Before your company makes the leap to update your servers and other data-center equipment, make sure you understand the challenges ahead. Backing up data to the cloud and using continuous monitoring for added security may save time and resources and help avoid many of the potential pitfalls of data migration and private server maintenance.

Initial Equipment Costs

New server equipment typically requires a hefty initial investment. While you may be able to salvage some cooling equipment, racks, cables and switches, the essential hardware of your new data center is likely to be the largest cost, outside labor, associated with the upgrade. Modern server equipment has a host of advantages over antiquated systems, including storage and security, but those benefits don’t come cheap.

Get quotes from multiple vendors and verify that the new servers have the ability to handle your information or even translate the data from its current server-side operating systems and applications to modern versions. While the hardware expense may seem obvious up front, the software and back-end management tools required can increase the initial outlay by a significant amount. Using vendor knowledge to your advantage may save on consulting costs, but always keep in mind that the vendor’s ultimate goal is to sell you goods and services.

Before committing to a large purchase, check with your company’s tax advisor for how the depreciation on the old server setup may have reduced the tax burden. Also, investigate if the new equipment may qualify for Section 179 tax deductions, which can help offset the expense. This type of IRS tax advantage can be a real boon for small businesses and larger corporations that only occasionally replace outdated hardware.

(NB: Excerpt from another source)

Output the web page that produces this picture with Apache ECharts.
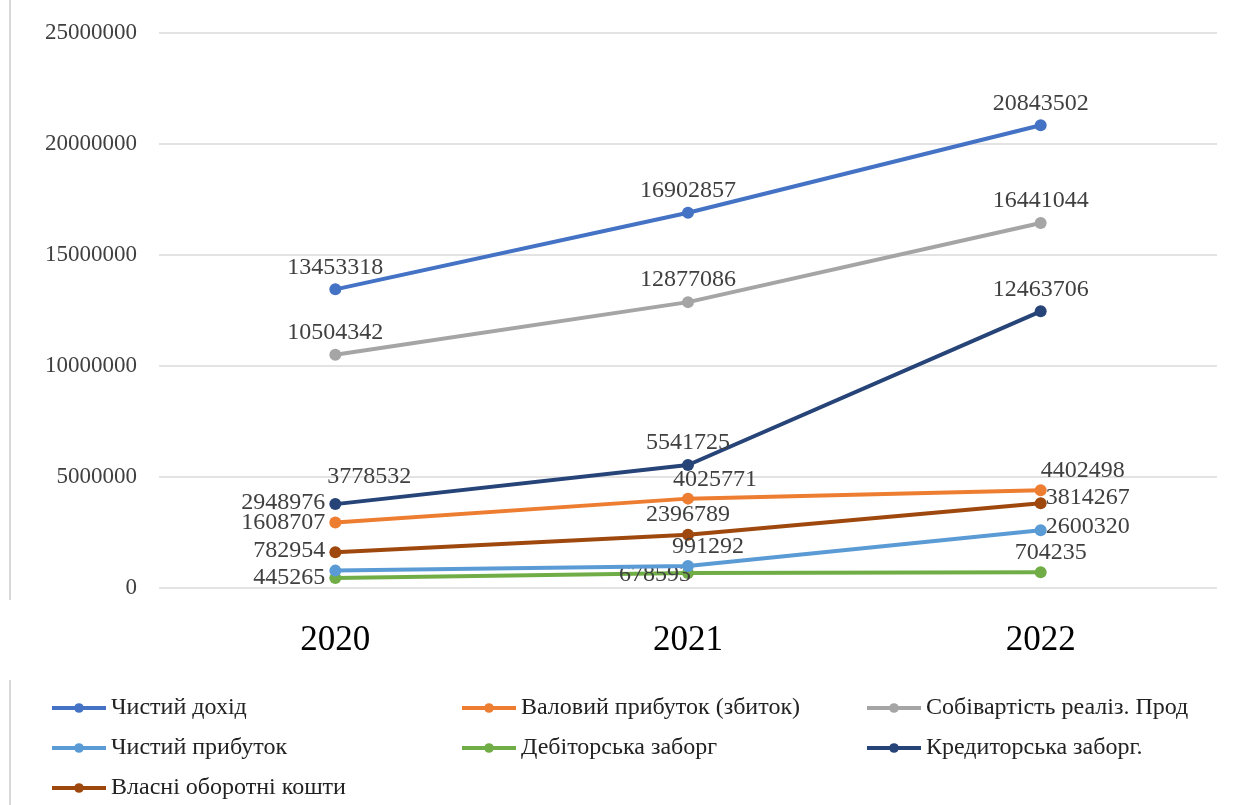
<!DOCTYPE html>
<html><head><meta charset="utf-8">
<script src="https://cdn.jsdelivr.net/npm/echarts@6/dist/echarts.min.js"></script>
<style>html,body{margin:0;padding:0;background:#fff}#c{width:1251px;height:805px}</style>
</head><body><div id="c"></div>
<script>
const years = ['2020','2021','2022'];
const yTicks = [0, 5000000, 10000000, 15000000, 20000000, 25000000];
const netIncome   = [13453318, 16902857, 20843502]; // Чистий дохід
const grossProfit = [2948976, 4025771, 4402498];    // Валовий прибуток (збиток)
const costSales   = [10504342, 12877086, 16441044]; // Собівартість реаліз. Прод
const netProfit   = [782954, 991292, 2600320];      // Чистий прибуток
const receivables = [445265, 678593, 704235];       // Дебіторська заборг
const payables    = [3778532, 5541725, 12463706];   // Кредиторська заборг.
const ownCapital  = [1608707, 2396789, 3814267];    // Власні оборотні кошти
const names = ['Чистий дохід','Валовий прибуток (збиток)','Собівартість реаліз. Прод','Чистий прибуток','Дебіторська заборг','Кредиторська заборг.','Власні оборотні кошти'];
const values = [netIncome, grossProfit, costSales, netProfit, receivables, payables, ownCapital];
const colors = ['#4472C4','#ED7D31','#A5A5A5','#5B9BD5','#70AD47','#264478','#9E480E'];

// label placement per series per point: [position, dx, dy]
const labelPlace = [
  [['top',0,0],['top',0,0],['top',0,0]],
  [['left',0,-20],['top',27,3],['top',42,2]],
  [['top',0,0],['top',0,0],['top',0,0]],
  [['left',0,-20],['top',20,3],['right',-5,-4]],
  [['left',0,0],['left',13,2],['top',10,2]],
  [['top',34,-5],['top',0,0],['top',0,0]],
  [['left',0,-30],['top',0,2],['right',-5,-6]]
];

const labelFont = {fontFamily:'Liberation Serif', fontSize:24, color:'#404040'};
const series = values.map((arr,i)=>({
  name: names[i], type:'line', symbol:'circle', symbolSize:12,
  lineStyle:{width:4, color:colors[i]}, itemStyle:{color:colors[i]},
  z: 10 - (i===4?5:0),
  data: arr.map((v,j)=>({value:v, label:{show:true, position:labelPlace[i][j][0], offset:[labelPlace[i][j][1],labelPlace[i][j][2]], distance:4, ...labelFont}})),
  emphasis:{disabled:true}, animation:false
}));

const legendText = {fontFamily:'Liberation Serif', fontSize:24, color:'#222'};
const mkLegend = (left, data)=>({orient:'vertical', left:left, top:691, itemWidth:54, itemHeight:12, itemGap:16,
  data:data, textStyle:legendText, selectedMode:false, lineStyle:{width:4}});

const chart = echarts.init(document.getElementById('c'), null, {renderer:'canvas'});
chart.setOption({
  backgroundColor:'#fff',
  animation:false,
  color: colors,
  grid:{left:159, right:34, top:33, bottom:217, containLabel:false},
  xAxis:{type:'category', data:years, boundaryGap:true,
    axisLine:{show:false}, axisTick:{show:false},
    axisLabel:{fontFamily:'Liberation Serif', fontSize:35, color:'#000', margin:35}},
  yAxis:{type:'value', min:yTicks[0], max:yTicks[yTicks.length-1], interval:5000000,
    axisLine:{show:false}, axisTick:{show:false},
    splitLine:{lineStyle:{color:'#e3e3e3', width:2}},
    axisLabel:{fontFamily:'Liberation Serif', fontSize:23, color:'#404040', margin:22, formatter:(v)=>String(v)}},
  legend:[
    mkLegend(45, [names[0], names[3], names[6]]),
    mkLegend(455, [names[1], names[4]]),
    mkLegend(860, [names[2], names[5]])
  ],
  graphic:[
    {type:'line', shape:{x1:10,y1:0,x2:10,y2:600}, style:{stroke:'#d9d9d9', lineWidth:2}},
    {type:'line', shape:{x1:10,y1:680,x2:10,y2:805}, style:{stroke:'#d9d9d9', lineWidth:2}}
  ],
  series: series
});
</script></body></html>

Unforeseen Duplication Expenses

There are other costs associated with moving big data between servers and locations that may not pop up in the initial estimate. Downtime for websites and tools that rely on the data center can add up to hundreds of thousands of dollars in lost sales and exposure. The outlay required for duplicating data on backup systems to prevent such downtime can also be prohibitive, especially as many backup options do not allow users to access stored information in real time.

When it comes to moving big data, time is both of the essence and one of the biggest resource drains associated with creating backups. Even with a dedicated fiber connection, it could take days or even weeks to back up large systems or migrate information between servers. This detracts from profitability for anyone relying on the stored data and can make end users very upset with hosting companies or similar businesses that rely on their uptime as a major selling point.

This downtime may provide a rare opportunity for company-wide training, or you may decide to provide employees with time off for the duration of the migration. Once big data is moved, it takes many man-hours to re-establish the connections that enabled smooth operation and restore service throughout the network, further increasing overall resource expenditure and making temporary furloughs a tempting option.

Additional Operating Costs

Even after the information is backed up or migrated to new servers, the new systems are in place in their cozy insulated rooms and service is restored across the network, the expense may not be done. Modern data centers are more energy efficient, have greater storage capacities and operate cooler than most aged counterparts. They still require constant monitoring, regular updates and periodic maintenance. You may even need to hire someone proficient with a new programming language or database setup following the change. Over time, these new systems will also no longer be able to keep up with hardware developments and the exponential growth of big data. When that happens, it’s time to get a new data center. And then you get to do it all over again.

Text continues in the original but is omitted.